Warren Snodgrass

Personal information
- Full name: Warren Snodgrass
- Born: 5 December 1950 (age 74)

Playing information
- Position: Lock, Second-row
Club
| Years | Team | Pld | T | G | FG | P |
| 1973 | Newtown | 1 | 0 | 0 | 0 | 0 |
| 1974 | Western Suburbs | 21 | 1 | 0 | 0 | 3 |
| 1975–77 | Parramatta Eels | 10 | 0 | 0 | 0 | 0 |
|  | Total | 32 | 1 | 0 | 0 | 3 |
- Source: As of 13 December 2023

= Warren Snodgrass (rugby league) =

Australian rugby league footballer

Warren Snodgrass is an Australian former professional rugby league footballer who played in the 1970s.
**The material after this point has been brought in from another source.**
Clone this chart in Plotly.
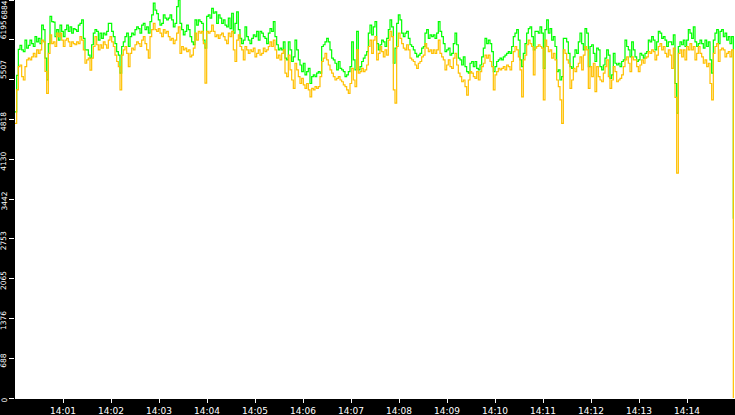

He played for Western Suburbs, Newtown and Parramatta in the NSWRL competition.

==Playing career==
Snodgrass made his first grade debut for Newtown in round 4 of the 1973 NSWRFL season against Eastern Suburbs at the Sydney Cricket Ground. It would be his only first grade appearance for the club. In 1974, Snodgrass signed for Western Suburbs and played almost every game as the club reached the preliminary final against Easts in which they lost 25–2. In 1975, Snodgrass joined Parramatta but only made ten first grade appearances over a three-year period.